### Stated problem
From the first line of the data below through the line bearing "Chart.register(...registerables);", reproduce each line exactly; do not include pictures.

### Record excerpts
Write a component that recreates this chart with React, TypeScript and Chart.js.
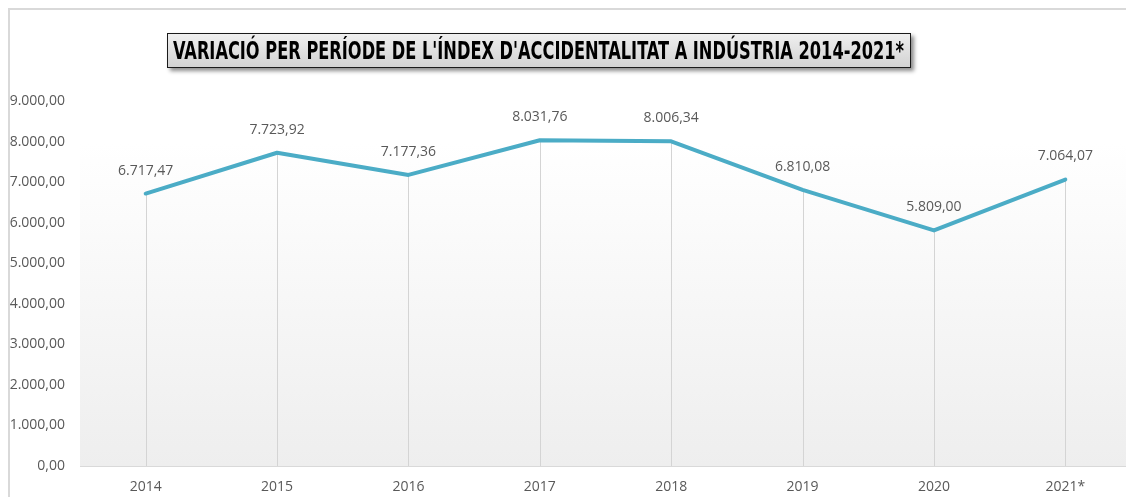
import React, { useEffect, useLayoutEffect, useRef } from "react";
import { Chart, registerables } from "chart.js";

Chart.register(...registerables);

const TITLE = "VARIACIÓ PER PERÍODE DE L'ÍNDEX D'ACCIDENTALITAT A INDÚSTRIA 2014-2021*";
const CATEGORIES = ["2014", "2015", "2016", "2017", "2018", "2019", "2020", "2021*"];
const VALUES = [6717.47, 7723.92, 7177.36, 8031.76, 8006.34, 6810.08, 5809.0, 7064.07];
const Y_MIN = 0;
const Y_MAX = 9000;
const Y_STEP = 1000;

const LINE_COLOR = "#4bacc6";
const TEXT_COLOR = "#595959";
const FONT_FAMILY = "'Open Sans', 'Noto Sans', sans-serif";

function fmt(v: number): string {
  const [i, d] = Math.abs(v).toFixed(2).split(".");
  const ii = i.replace(/\B(?=(\d{3})+(?!\d))/g, ".");
  return (v < 0 ? "-" : "") + ii + "," + d;
}

const bgPlugin = {
  id: "plotBg",
  beforeDraw(chart: any) {
    const { ctx, chartArea } = chart;
    const { left, right, top, bottom } = chartArea;
    const start = top + (bottom - top) * 0.114;
    const g = ctx.createLinearGradient(0, start, 0, bottom);
    g.addColorStop(0, "#ffffff");
    g.addColorStop(1, "#eeeeee");
    ctx.save();
    ctx.fillStyle = g;
    ctx.fillRect(left, start, right - left, bottom - start);
    ctx.restore();
  },
};

const dropLinePlugin = {
  id: "dropLines",
  beforeDatasetsDraw(chart: any) {
    const { ctx, chartArea } = chart;
    const meta = chart.getDatasetMeta(0);
    ctx.save();
    ctx.strokeStyle = "#d4d4d4";
    ctx.lineWidth = 1;
    meta.data.forEach((pt: any) => {
      const x = Math.round(pt.x) + 0.5;
      ctx.beginPath();
      ctx.moveTo(x, pt.y);
      ctx.lineTo(x, chartArea.bottom);
      ctx.stroke();
    });
    ctx.restore();
  },
};

const labelPlugin = {
  id: "valueLabels",
  afterDatasetsDraw(chart: any) {
    const { ctx } = chart;
    const meta = chart.getDatasetMeta(0);
    const data = chart.data.datasets[0].data as number[];
    ctx.save();
    ctx.font = `14px ${FONT_FAMILY}`;
    ctx.fillStyle = TEXT_COLOR;
    ctx.textAlign = "center";
    ctx.textBaseline = "middle";
    meta.data.forEach((pt: any, i: number) => {
      ctx.fillText(fmt(data[i]), pt.x, pt.y - 23);
    });
    ctx.restore();
  },
};

export default function App() {
  const canvasRef = useRef<HTMLCanvasElement>(null);
  const titleRef = useRef<HTMLSpanElement>(null);

  useLayoutEffect(() => {
    document.documentElement.style.overflow = "hidden";
    document.body.style.overflow = "hidden";
    const span = titleRef.current;
    if (span) {
      span.style.transform = "none";
      const w = span.getBoundingClientRect().width;
      const target = 731;
      if (w > 0) span.style.transform = `scaleX(${target / w})`;
    }
  }, []);

  useEffect(() => {
    if (!canvasRef.current) return;
    const chart = new Chart(canvasRef.current, {
      type: "line",
      data: {
        labels: CATEGORIES,
        datasets: [
          {
            data: VALUES,
            borderColor: LINE_COLOR,
            backgroundColor: LINE_COLOR,
            borderWidth: 4,
            borderJoinStyle: "round",
            borderCapStyle: "round",
            pointRadius: 0,
            pointHoverRadius: 0,
            tension: 0,
            fill: false,
          },
        ],
      },
      options: {
        responsive: false,
        animation: false,
        devicePixelRatio: 1,
        layout: { padding: { left: 0, right: 3, top: 91, bottom: 0 } },
        plugins: {
          legend: { display: false },
          tooltip: { enabled: false },
          title: { display: false },
        },
        scales: {
          x: {
            offset: true,
            grid: { display: false, drawTicks: false },
            border: { display: true, color: "#d9d9d9", width: 1 },
            ticks: {
              color: TEXT_COLOR,
              font: { family: FONT_FAMILY, size: 14 },
              padding: 13,
              maxRotation: 0,
              autoSkip: false,
            },
            afterFit(scale: any) {
              scale.height = 31;
            },
          },
          y: {
            min: Y_MIN,
            max: Y_MAX,
            grid: { display: false, drawTicks: false },
            border: { display: false },
            ticks: {
              stepSize: Y_STEP,
              color: TEXT_COLOR,
              font: { family: FONT_FAMILY, size: 14 },
              padding: 15,
              callback: (v: any) => fmt(Number(v)),
            },
            afterFit(scale: any) {
              scale.width = 70;
            },
          },
        },
      },
      plugins: [bgPlugin, dropLinePlugin, labelPlugin],
    } as any);
    return () => chart.destroy();
  }, []);

  return (
    <div
      style={{
        position: "relative",
        width: 1124,
        height: 487,
        borderTop: "2px solid #d9d9d9",
        borderLeft: "2px solid #d9d9d9",
      }}
    >
      <canvas ref={canvasRef} width={1124} height={487} style={{ display: "block", width: 1124, height: 487 }} />
      <div
        style={{
          position: "absolute",
          left: 157,
          top: 23,
          width: 744,
          height: 35,
          boxSizing: "border-box",
          border: "1px solid #1a1a1a",
          background: "linear-gradient(#efefef, #d2d2d2)",
          boxShadow: "3px 3px 4px rgba(0,0,0,0.45)",
          display: "flex",
          alignItems: "center",
          overflow: "visible",
          whiteSpace: "nowrap",
        }}
      >
        <span
          ref={titleRef}
          style={{
            display: "inline-block",
            marginLeft: 5,
            transformOrigin: "left center",
            fontFamily: "'Liberation Sans Narrow', 'DejaVu Sans Condensed', 'Liberation Sans', sans-serif",
            fontWeight: "bold",
            fontSize: 24,
            color: "#000",
            lineHeight: "26px",
          }}
        >
          {TITLE}
        </span>
      </div>
    </div>
  );
}
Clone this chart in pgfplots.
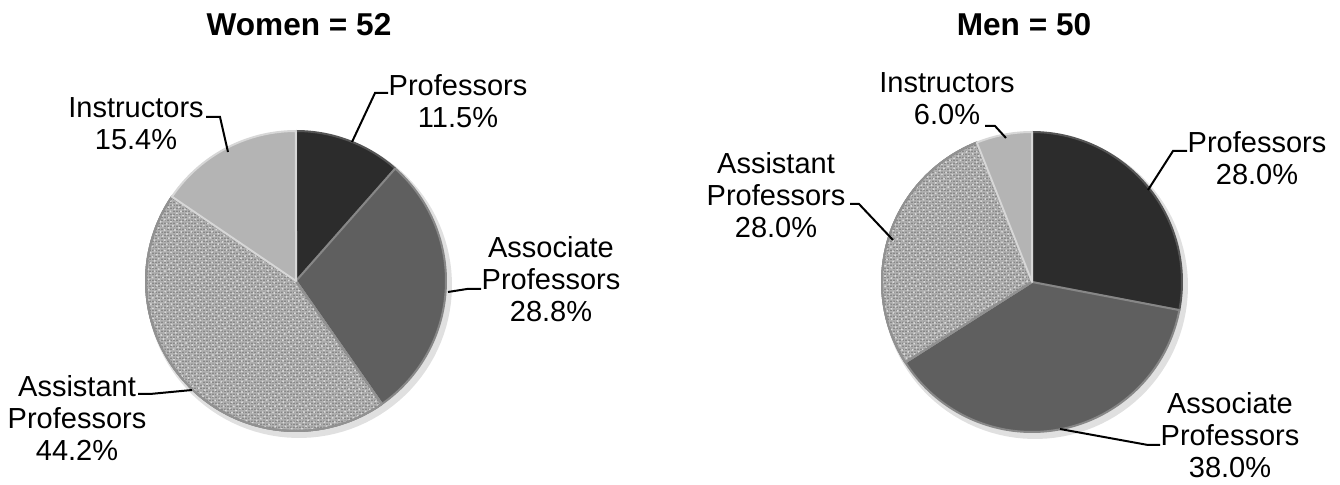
\documentclass[border=0pt]{standalone}
\usepackage{fontspec}
\setmainfont{Liberation Sans}
\usepackage{pgfplots}
\pgfplotsset{compat=1.18}
\usetikzlibrary{patterns.meta}

\definecolor{cprof}{RGB}{44,44,44}
\definecolor{cprofrim}{RGB}{85,85,85}
\definecolor{cassoc}{RGB}{95,95,95}
\definecolor{cassocrim}{RGB}{135,135,135}
\definecolor{cassist}{RGB}{176,176,176}
\definecolor{cassistrim}{RGB}{145,145,145}
\definecolor{cinstr}{RGB}{180,180,180}
\definecolor{cinstrrim}{RGB}{215,215,215}

\newcommand{\lbl}{\fontsize{14.5}{16}\selectfont}
\newcommand{\ttl}{\bfseries\fontsize{15.8}{18}\selectfont}

% one wedge: centre x, centre y, cumulative start %, cumulative end %, style
\newcommand{\slice}[5]{%
  \addplot[#5, line join=round, domain=#3:#4, samples=90, variable=\t]
    ({#1+150*sin(3.6*t)}, {#2-150*cos(3.6*t)}) -- (#1,#2) -- cycle;
}
% soft shadow under a pie
\newcommand{\shadow}[2]{%
  \addplot[draw=none, fill=black, fill opacity=0.12, domain=0:100, samples=120, variable=\t]
    ({#1+3+153*sin(3.6*t)}, {#2+4-153*cos(3.6*t)}) -- cycle;
}

\tikzset{
  sprof/.style={fill=cprof, draw=cprofrim, line width=1pt},
  sassoc/.style={fill=cassoc, draw=cassocrim, line width=1pt},
  sassist/.style={fill=cassist, draw=cassistrim, line width=1pt,
    postaction={pattern={Dots[distance=1.5pt, radius=0.45pt]}, pattern color=black!52},
    postaction={pattern={Dots[distance=2.3pt, radius=0.55pt, angle=27]}, pattern color=white!85!black}},
  sinstr/.style={fill=cinstr, draw=cinstrrim, line width=1pt},
  lead/.style={black, line width=1pt, mark=none},
}

\begin{document}
\begin{tikzpicture}
\begin{axis}[
    width=670pt, height=240pt,
    scale only axis,
    xmin=0, xmax=1340,
    ymin=0, ymax=480,
    y dir=reverse,
    hide axis,
    clip=false,
]
\addplot[draw=none, mark=none] coordinates {(0,0) (1340,480)};

% ---- Women = 52 : 11.5 / 28.8 / 44.2 / 15.4 %
\shadow{296}{281}
\slice{296}{281}{0}{11.5}{sprof}
\slice{296}{281}{11.5}{40.3}{sassoc}
\slice{296}{281}{40.3}{84.5}{sassist}
\slice{296}{281}{84.5}{100}{sinstr}

\addplot[lead] coordinates {(352,142) (375,93) (388,93)};
\addplot[lead] coordinates {(448,292) (467,289) (481,289)};
\addplot[lead] coordinates {(192,390) (150,394) (138,394)};
\addplot[lead] coordinates {(228,152) (220,117) (206,117)};

\node[font=\ttl] at (299,25) {Women = 52};
\node[font=\lbl, align=center] at (458,101) {Professors\\11.5\%};
\node[font=\lbl, align=center] at (551,279) {Associate\\Professors\\28.8\%};
\node[font=\lbl, align=center] at (77,418) {Assistant\\Professors\\44.2\%};
\node[font=\lbl, align=center] at (136,124) {Instructors\\15.4\%};

% ---- Men = 50 : 28.0 / 38.0 / 28.0 / 6.0 %
\shadow{1032}{282}
\slice{1032}{282}{0}{28}{sprof}
\slice{1032}{282}{28}{66}{sassoc}
\slice{1032}{282}{66}{94}{sassist}
\slice{1032}{282}{94}{100}{sinstr}

\addplot[lead] coordinates {(1148,190) (1173,151) (1187,151)};
\addplot[lead] coordinates {(1060,429) (1148,445) (1160,445)};
\addplot[lead] coordinates {(893,240) (859,204) (850,204)};
\addplot[lead] coordinates {(1006,138) (995,126) (985,126)};

\node[font=\ttl] at (1024,25) {Men = 50};
\node[font=\lbl, align=center] at (1257,158) {Professors\\28.0\%};
\node[font=\lbl, align=center] at (1230,435) {Associate\\Professors\\38.0\%};
\node[font=\lbl, align=center] at (776,195) {Assistant\\Professors\\28.0\%};
\node[font=\lbl, align=center] at (947,99) {Instructors\\6.0\%};
\end{axis}
\end{tikzpicture}
\end{document}
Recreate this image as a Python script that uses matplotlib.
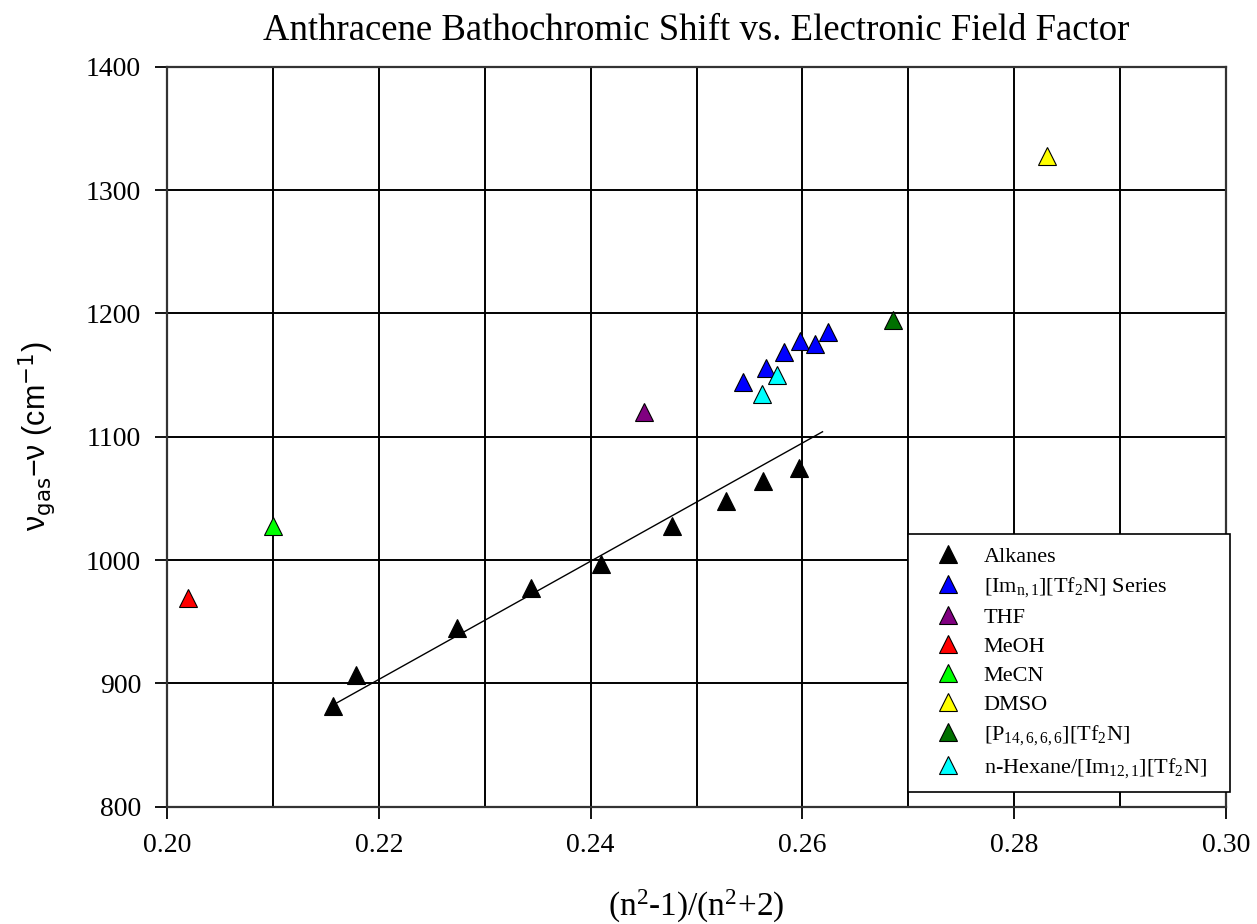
import matplotlib
matplotlib.use("Agg")
import matplotlib.pyplot as plt
import numpy as np
from matplotlib.ticker import MultipleLocator, FormatStrFormatter

plt.rcParams["font.family"] = ["Liberation Serif", "DejaVu Serif"]
plt.rcParams["mathtext.fontset"] = "custom"
plt.rcParams["mathtext.rm"] = "Liberation Serif"
plt.rcParams["mathtext.it"] = "Liberation Serif:italic"

# values
alk_x = [0.2157, 0.2178, 0.2274, 0.2344, 0.2410, 0.2477, 0.2528, 0.2563, 0.2597]
alk_y = [882, 907, 945, 977, 997, 1028, 1048, 1064, 1075]
im_x = [0.2544, 0.2566, 0.2583, 0.2598, 0.2612, 0.2624]
im_y = [1144, 1156, 1169, 1178, 1175, 1185]
thf_x, thf_y = [0.2450], [1120]
meoh_x, meoh_y = [0.2020], [969]
mecn_x, mecn_y = [0.2100], [1028]
dmso_x, dmso_y = [0.2831], [1328]
p14_x, p14_y = [0.2686], [1195]
hex_x = [0.2576, 0.2562]
hex_y = [1150, 1135]
fit_x = [0.2160, 0.2619]
fit_y = [884, 1104]

series = [
    ("Alkanes", alk_x, alk_y, "#000000"),
    ("[Im$_{\\mathrm{n,1}}$][Tf$_{\\mathrm{2}}$N] Series", im_x, im_y, "#0000ff"),
    ("THF", thf_x, thf_y, "#800080"),
    ("MeOH", meoh_x, meoh_y, "#ff0000"),
    ("MeCN", mecn_x, mecn_y, "#00ff00"),
    ("DMSO", dmso_x, dmso_y, "#ffff00"),
    ("[P$_{\\mathrm{14,6,6,6}}$][Tf$_{\\mathrm{2}}$N]", p14_x, p14_y, "#007000"),
    ("n-Hexane/[Im$_{\\mathrm{12,1}}$][Tf$_{\\mathrm{2}}$N]", hex_x, hex_y, "#00ffff"),
]

W, H = 1257, 924
fig = plt.figure(figsize=(W / 100, H / 100), dpi=100)
ax = fig.add_axes([167 / W, 1 - 806.7 / H, (1226 - 167) / W, (806.7 - 66.7) / H])

ax.plot(fit_x, fit_y, color="black", lw=1.0, zorder=3)
for label, xs, ys, col in series:
    ax.plot(xs, ys, linestyle="none", marker="^", ms=13.5, mfc=col, mec="black",
            mew=0.8, label=label, zorder=4)

ax.set_xlim(0.20, 0.30)
ax.set_ylim(800, 1400)
ax.xaxis.set_major_locator(MultipleLocator(0.02))
ax.xaxis.set_minor_locator(MultipleLocator(0.01))
ax.yaxis.set_major_locator(MultipleLocator(100))
ax.xaxis.set_major_formatter(FormatStrFormatter("%.2f"))
ax.grid(True, which="both", color="black", lw=1.4, zorder=1)
ax.set_axisbelow(True)
ax.tick_params(which="major", direction="out", length=8.6, width=1.3,
               labelsize=20, pad=10)
ax.tick_params(which="minor", length=0)
for sp in ax.spines.values():
    sp.set_linewidth(1.6)
    sp.set_color("#333333")

ax.set_title("Anthracene Bathochromic Shift vs. Electronic Field Factor",
             fontsize=26.5, pad=19)
ax.set_xlabel("(n$^{\\mathrm{2}}$-1)/(n$^{\\mathrm{2}}$+2)", fontsize=24, labelpad=22)
ax.set_ylabel("\u03bd$_{\\mathrm{gas}}$\u2212\u03bd (cm$^{\\mathrm{-1}}$)",
              fontsize=22, family=["Liberation Sans", "DejaVu Sans"],
              math_fontfamily="dejavusans", labelpad=20)

leg = ax.legend(loc="lower left", bbox_to_anchor=(908 / W, 1 - 792 / H, 322 / W, 0.2),
                bbox_transform=fig.transFigure, mode="expand", borderaxespad=0,
                fontsize=16, frameon=True, fancybox=False, framealpha=1,
                edgecolor="black", borderpad=0.55, handlelength=2.5,
                handletextpad=0.35, labelspacing=0.38)
leg.get_frame().set_linewidth(1.2)

fig.savefig("out.png", dpi=100)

### The response
Write a component that recreates this chart with React, TypeScript and Chart.js.
import React, { useEffect, useLayoutEffect, useRef } from "react";
import { Chart, registerables } from "chart.js";

Chart.register(...registerables);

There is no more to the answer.